Typically, when people think of “the bank,” commercial banks come to mind. This is where people deposits, protect assets, and obtain and manage loans. Essentially, commercial banks cater to the general public and handle everyday financial services.

Commercial banks are also dedicated to meeting the financial requirements of medium to small-scale businesses, not just private individuals. They can help these business manage their day-to-day treasury operations such as foreign currency exchange, processing payments, and basic cash management. These banks also have credit facilities, like overdrafts, mortgages, and acquisition-related financing. Commercial banks make their money through the service fees and loan interest rates imposed on customers.

All commercial banks are set up through a federal government charter. In other situations, they function under a state’s charter. However, they must join the Federal Reserve System, which imposes stricter capital requirements.

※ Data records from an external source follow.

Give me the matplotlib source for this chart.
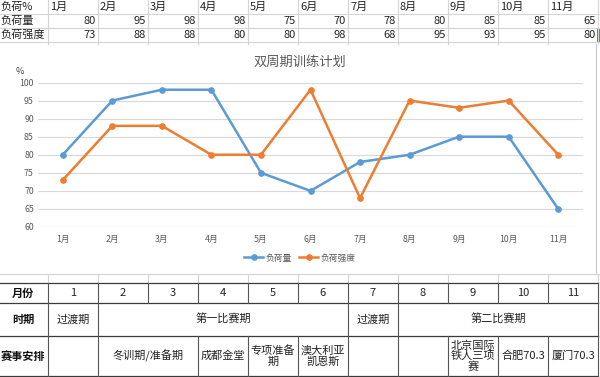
import matplotlib
matplotlib.use("Agg")
import matplotlib.pyplot as plt

plt.rcParams['font.family'] = ['Noto Sans CJK SC', 'DejaVu Sans']

months = ["1月", "2月", "3月", "4月", "5月", "6月", "7月", "8月", "9月", "10月", "11月"]
load = [80, 95, 98, 98, 75, 70, 78, 80, 85, 85, 65]
intensity = [73, 88, 88, 80, 80, 98, 68, 95, 93, 95, 80]
series_names = ["负荷量", "负荷强度"]
title = "双周期训练计划"
yticks = [60, 65, 70, 75, 80, 85, 90, 95, 100]

month_nums = ["1", "2", "3", "4", "5", "6", "7", "8", "9", "10", "11"]
row_headers = ["月份", "时期", "赛事安排"]
# (text, first column, last column) in month columns 1..11
periods = [("过渡期", 1, 1), ("第一比赛期", 2, 6), ("过渡期", 7, 7), ("第二比赛期", 8, 11)]
events = [("", 1, 1), ("冬训期/准备期", 2, 3), ("成都金堂", 4, 4), ("专项准备\n期", 5, 5),
          ("澳大利亚\n凯恩斯", 6, 6), ("", 7, 7), ("", 8, 8), ("北京国际\n铁人三项\n赛", 9, 9),
          ("合肥70.3", 10, 10), ("厦门70.3", 11, 11)]

W, H = 600, 377
fig = plt.figure(figsize=(W / 100, H / 100), dpi=100)
bg = fig.add_axes([0, 0, 1, 1])
bg.set_xlim(0, W)
bg.set_ylim(H, 0)
bg.axis('off')

grid_c = '#D4D4D4'
col_x = [0] + [48 + 50 * i for i in range(12)]  # column boundaries

def cx(c1, c2):
    return (col_x[c1] + col_x[c2 + 1]) / 2

# ---- top spreadsheet area ----
top_rows = [0, 13.5, 28, 42]
for y in top_rows[1:]:
    bg.plot([0, W], [y, y], color=grid_c, lw=0.8)
for x in col_x[1:]:
    bg.plot([x, x], [0, 44], color=grid_c, lw=0.8)
fs = 8
bg.text(0, 7, "负荷%", fontsize=fs, ha='left', va='center', color='#222')
for i, m in enumerate(months):
    bg.text(col_x[i + 1] + 2, 7, m, fontsize=fs, ha='left', va='center', color='#222')
bg.text(0, 21, series_names[0], fontsize=fs, ha='left', va='center', color='#222')
bg.text(0, 35, series_names[1], fontsize=fs, ha='left', va='center', color='#222')
for i in range(11):
    bg.text(col_x[i + 2] - 2, 21, str(load[i]), fontsize=fs, ha='right', va='center', color='#222')
    bg.text(col_x[i + 2] - 2, 35, str(intensity[i]), fontsize=fs, ha='right', va='center', color='#222')
bg.add_patch(plt.Rectangle((597, 28), 3, 14, color='#4E9A3A', lw=0))

# chart border on the right
bg.plot([596, 596], [44, 273], color='#C8C8C8', lw=0.8)

# ---- gridlines between chart and bottom table ----
for x in col_x[1:]:
    bg.plot([x, x], [274, 283], color=grid_c, lw=0.8)
bg.plot([0, W], [274, 274], color=grid_c, lw=0.8)

# ---- bottom table ----
bt = [283, 303, 336, 376]
bc = '#3a3a3a'
vc = '#555555'
for y in bt:
    bg.plot([0, 598], [y, y], color=bc, lw=0.9)
for x in col_x[1:]:
    bg.plot([x, x], [bt[0], bt[1]], color=vc, lw=0.8)
bounds = set([col_x[1], 598])
for _, a, b in periods:
    bounds.add(col_x[a]); bounds.add(col_x[b + 1])
for x in bounds:
    bg.plot([x, x], [bt[1], bt[2]], color=vc, lw=0.8)
bounds = set([col_x[1], 598])
for _, a, b in events:
    bounds.add(col_x[a]); bounds.add(col_x[b + 1])
for x in bounds:
    bg.plot([x, x], [bt[2], bt[3]], color=vc, lw=0.8)

fs2 = 8
for j, h in enumerate(row_headers):
    bg.text(23, (bt[j] + bt[j + 1]) / 2, h, fontsize=fs2, fontweight='bold',
            ha='center', va='center', color='#111')
for i, n in enumerate(month_nums):
    bg.text(cx(i + 1, i + 1), (bt[0] + bt[1]) / 2, n, fontsize=fs2,
            ha='center', va='center', color='#222')
for t, a, b in periods:
    bg.text(cx(a, b), (bt[1] + bt[2]) / 2, t, fontsize=fs2, ha='center', va='center', color='#222')
for t, a, b in events:
    bg.text(cx(a, b), (bt[2] + bt[3]) / 2, t, fontsize=fs2, ha='center', va='center',
            color='#222', linespacing=1.0)

# ---- chart ----
x0, x1 = 38, 583
ytop, ybot = 82.5, 227
ax = fig.add_axes([x0 / W, 1 - ybot / H, (x1 - x0) / W, (ybot - ytop) / H])
ax.set_facecolor('none')
xs = list(range(1, len(months) + 1))
ax.plot(xs, load, color='#5B9BD5', lw=1.8, marker='o', ms=3.8, label=series_names[0], zorder=3)
ax.plot(xs, intensity, color='#ED7D31', lw=1.8, marker='o', ms=3.8, label=series_names[1], zorder=3)
ax.set_xlim(0.5, len(months) + 0.5)
ax.set_ylim(60, 100)
ax.set_yticks(yticks)
ax.set_xticks(xs)
ax.set_xticklabels(months)
ax.grid(axis='y', color='#D9D9D9', lw=0.8)
ax.set_axisbelow(True)
for s in ax.spines.values():
    s.set_visible(False)
ax.tick_params(length=0, labelsize=6.3, colors='#595959', pad=6)
ax.tick_params(axis='y', pad=3)

bg.text(300, 62, title, fontsize=9.5, ha='center', va='center', color='#595959')
bg.text(20, 72, "%", fontsize=6.5, ha='center', va='center', color='#404040')

fig.legend(loc='center', bbox_to_anchor=(300 / W, 1 - 258 / H), ncol=2, frameon=False,
           fontsize=6.3, handlelength=2.2, columnspacing=0.8, handletextpad=0.3,
           labelcolor='#595959')

fig.savefig("out.png", dpi=100)
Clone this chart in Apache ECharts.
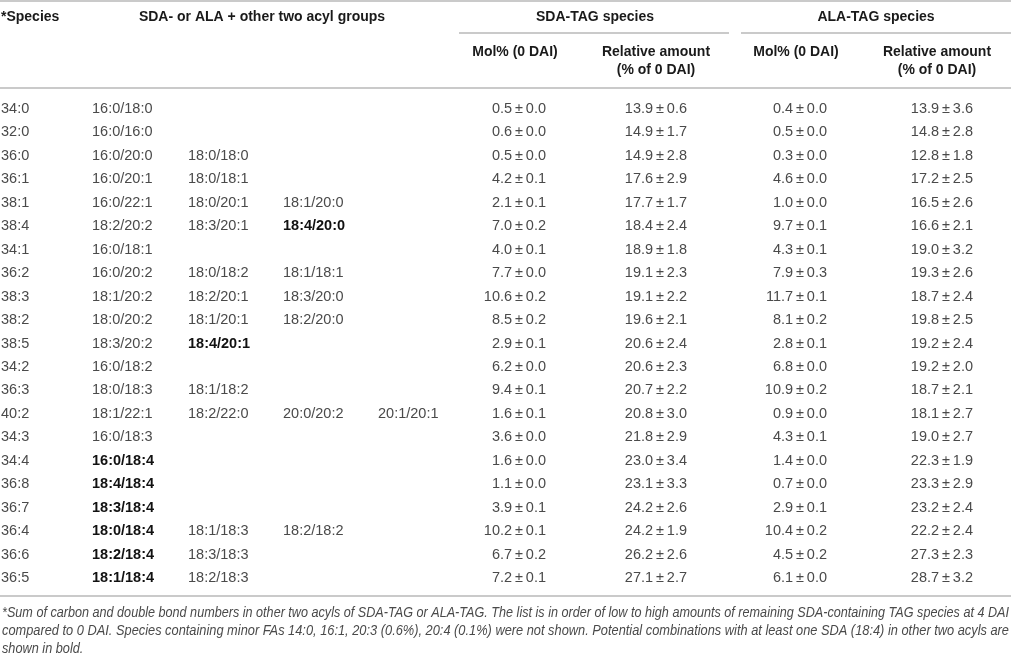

If a commercial bank fails or crashes, all its customers are protected by deposit insurance overseen by government entities like the Federal Deposit Insurance Corporation (FDIC). This insurance is a crucial earmark of commercial banks, and certain countries guarantee deposits of up to $250,000.

Conversely, investment banks are designed to offer money-making financial services to large corporate institutions, governments, and investors. Even though there are several factors, including regulation, benefits, and risk, the major difference between the two is the scale of operation.

Investment banking primarily offers the trading of bonds and stocks to their clients (corporations, investors, and government). Therefore, the performance of investment banks is directly affected by how the stock market behaves. The bank helps create and manage capital for its client at its core. They also have secondary functions, including helping with mergers and acquisitions, underwriting equity and securities, brokerage and shares, and many more. These banks also offer financial advice to the large entities that frequently use them to facilitate business. They are especially
helpful in advising on sales and trade of companies.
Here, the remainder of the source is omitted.